In a development that has sent tremors through the leather-bound corridors of power in Dakar, Senegal's National Assembly has performed a political exorcism on the office of the presidency. The chamber, a hallowed hall where democracy is occasionally sacrificed to the gods of expediency, voted yesterday to strip the head of state of a clutch of key executive powers. The motion, passed by a margin that made the government backbenchers look like startled flamingos, effectively neuters the presidency in a country where the executive has historically been a hungry crocodile in a pond full of minnows.

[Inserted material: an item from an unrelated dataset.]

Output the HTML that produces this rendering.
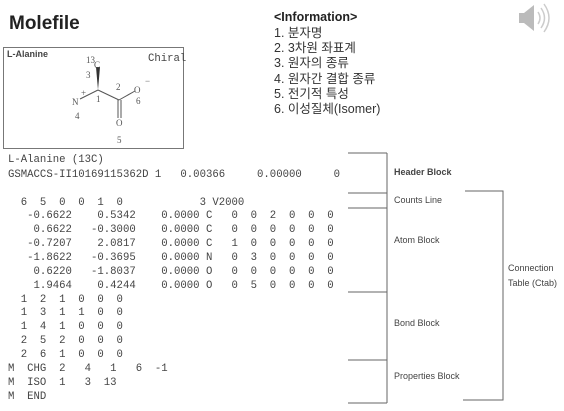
<!DOCTYPE html>
<html><head><meta charset="utf-8"><style>
html,body{margin:0;padding:0;background:#fff;width:564px;height:411px;overflow:hidden}
svg{display:block}
.m{font-family:"Liberation Mono",monospace;font-size:10.65px;fill:#444}
.s{font-family:"Liberation Serif",serif;font-size:9px;fill:#555}
.l{font-family:"Liberation Sans",sans-serif;font-size:9px;fill:#444}
.k{font-family:"Liberation Sans","Noto Sans CJK KR",sans-serif;font-size:12.5px;fill:#333}
</style></head><body>
<svg width="564" height="411" viewBox="0 0 564 411" xmlns="http://www.w3.org/2000/svg">
<text x="9" y="29" font-family="Liberation Sans,sans-serif" font-weight="bold" font-size="19" fill="#222">Molefile</text>
<rect x="3.5" y="47.5" width="180" height="101" fill="none" stroke="#777" stroke-width="1"/>
<text x="7" y="57" class="l" font-weight="bold" font-size="8.5">L-Alanine</text>
<text x="148" y="61" class="m" font-size="8.6">Chiral</text>
<g stroke="#555" stroke-width="1" fill="none">
<line x1="98" y1="90" x2="80" y2="99"/>
<line x1="98" y1="90" x2="119" y2="100"/>
<line x1="119" y1="100" x2="135" y2="91"/>
<line x1="118" y1="100" x2="118" y2="118"/>
<line x1="121" y1="100" x2="121" y2="118"/>
</g>
<polygon points="96,67 100,67 98,90" fill="#333"/>
<text x="86" y="63" class="s" font-size="6">13</text>
<text x="94" y="68" class="s">C</text>
<text x="86" y="78" class="s">3</text>
<text x="96" y="102" class="s">1</text>
<text x="116" y="90" class="s">2</text>
<text x="134" y="93" class="s">O</text>
<text x="145" y="84" class="s">−</text>
<text x="136" y="104" class="s">6</text>
<text x="72" y="105" class="s">N</text>
<text x="81" y="96" class="s" font-size="5">+</text>
<text x="75" y="119" class="s">4</text>
<text x="116" y="126" class="s">O</text>
<text x="117" y="143" class="s">5</text>

<text x="274" y="21" font-family="Liberation Sans,sans-serif" font-weight="bold" font-size="12.5" fill="#222">&lt;Information&gt;</text>
<text x="274" y="37" class="k">1. 분자명</text>
<text x="274" y="52" class="k">2. 3차원 좌표계</text>
<text x="274" y="67" class="k">3. 원자의 종류</text>
<text x="274" y="83" class="k">4. 원자간 결합 종류</text>
<text x="274" y="98" class="k">5. 전기적 특성</text>
<text x="274" y="113" class="k">6. 이성질체(Isomer)</text>

<g fill="#bbb"><rect x="519" y="13" width="6" height="10"/><polygon points="524,13 534,5 534,31 524,23"/></g>
<g stroke="#ccc" stroke-width="1.5" fill="none"><path d="M538,12 q4,6 0,12"/><path d="M541,8 q7,10 0,20"/><path d="M544,4 q10,14 0,28"/></g>

<g class="m">
<text x="8" y="162" xml:space="preserve">L-Alanine (13C)</text>
<text x="8" y="177" xml:space="preserve">GSMACCS-II10169115362D 1   0.00366     0.00000     0</text>
<text x="8" y="205" xml:space="preserve">  6  5  0  0  1  0            3 V2000</text>
<text x="8" y="218" xml:space="preserve">   -0.6622    0.5342    0.0000 C   0  0  2  0  0  0</text>
<text x="8" y="232" xml:space="preserve">    0.6622   -0.3000    0.0000 C   0  0  0  0  0  0</text>
<text x="8" y="246" xml:space="preserve">   -0.7207    2.0817    0.0000 C   1  0  0  0  0  0</text>
<text x="8" y="260" xml:space="preserve">   -1.8622   -0.3695    0.0000 N   0  3  0  0  0  0</text>
<text x="8" y="274" xml:space="preserve">    0.6220   -1.8037    0.0000 O   0  0  0  0  0  0</text>
<text x="8" y="288" xml:space="preserve">    1.9464    0.4244    0.0000 O   0  5  0  0  0  0</text>
<text x="8" y="302" xml:space="preserve">  1  2  1  0  0  0</text>
<text x="8" y="315" xml:space="preserve">  1  3  1  1  0  0</text>
<text x="8" y="329" xml:space="preserve">  1  4  1  0  0  0</text>
<text x="8" y="343" xml:space="preserve">  2  5  2  0  0  0</text>
<text x="8" y="357" xml:space="preserve">  2  6  1  0  0  0</text>
<text x="8" y="371" xml:space="preserve">M  CHG  2   4   1   6  -1</text>
<text x="8" y="385" xml:space="preserve">M  ISO  1   3  13</text>
<text x="8" y="399" xml:space="preserve">M  END</text>
</g>

<g stroke="#666" stroke-width="1" fill="none">
<line x1="387" y1="153" x2="387" y2="403"/>
<line x1="348" y1="153" x2="387" y2="153"/>
<line x1="348" y1="193" x2="387" y2="193"/>
<line x1="348" y1="208" x2="387" y2="208"/>
<line x1="348" y1="292" x2="387" y2="292"/>
<line x1="348" y1="360" x2="387" y2="360"/>
<line x1="348" y1="403" x2="387" y2="403"/>
<polyline points="465,191 503,191 503,400 463,400"/>
</g>
<text x="394" y="175" class="l" font-weight="bold">Header Block</text>
<text x="394" y="203" class="l">Counts Line</text>
<text x="394" y="243" class="l">Atom Block</text>
<text x="394" y="326" class="l">Bond Block</text>
<text x="394" y="379" class="l">Properties Block</text>
<text x="508" y="271" class="l">Connection</text>
<text x="508" y="286" class="l">Table (Ctab)</text>
</svg>
</body></html>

Let us be clear: this is not a polite constitutional tweak. This is a decapitation. The president, who shall remain nameless here because his name is now less relevant than the brand of gin in the parliamentary bar, has seen his ability to hire and fire ministers at whim, dissolve the Assembly, and call referendums without parliamentary approval removed like a rotten tooth. The MPs, emboldened by a public that has grown tired of watching their leader treat the constitution like a doormat, have effectively put the man in a gilded cage and thrown away the key.
The opposition, a motley crew of former allies and professional grudge-holders, have been dancing a jig on the table of the national assembly. Their leader, a man whose smile is only slightly less unsettling than his handshake, declared that 'the people have won.' This, of course, is a statement that should be subjected to the same scrutiny as a politician's promise to lower taxes. But for now, the streets of Dakar are filled with a cautious joy, the kind you see when a dictator's statue is being pulled down by a crane but no one is quite sure if the cable will hold.
This is a coup, gentle reader, but a democratic one. A velvet revolution dressed in the tweed of parliamentary procedure. The president, who has ruled with the iron fist of a man who believes his own propaganda, now faces a future as a constitutional monarch without the crown. His powers have been repossessed like a luxury car whose payments were overdue. The question now is whether the beast of executive overreach has been truly tamed or merely startled. The IMF, World Bank, and other international lenders are watching with the nervous intensity of a man who has placed a bet on a three-legged camel. Will Senegal's democracy now gallop forward or stumble into the sand?
What happens next? The president may try to fight back, using the courts or the army. But the army, a notoriously cautious institution, tends to side with whichever faction offers the most palatable pension plan. The people, meanwhile, are intoxicated with the heady wine of parliamentary democracy, a brew that can turn sour if left too long in the sun.
In the grand theatre of African politics, this is a scene that will be replayed in the nightmares of strongmen from Bujumbura to Brazzaville. The message is clear: the era of the omni-potent president is ending. Or is it? As the sun sets over the Atlantic, the gin flows freely in the journalists' quarter, and we wait. The old tyrant is wounded, but not yet dead. And the new order? It is a fragile thing, like a soap bubble balanced on a razor blade.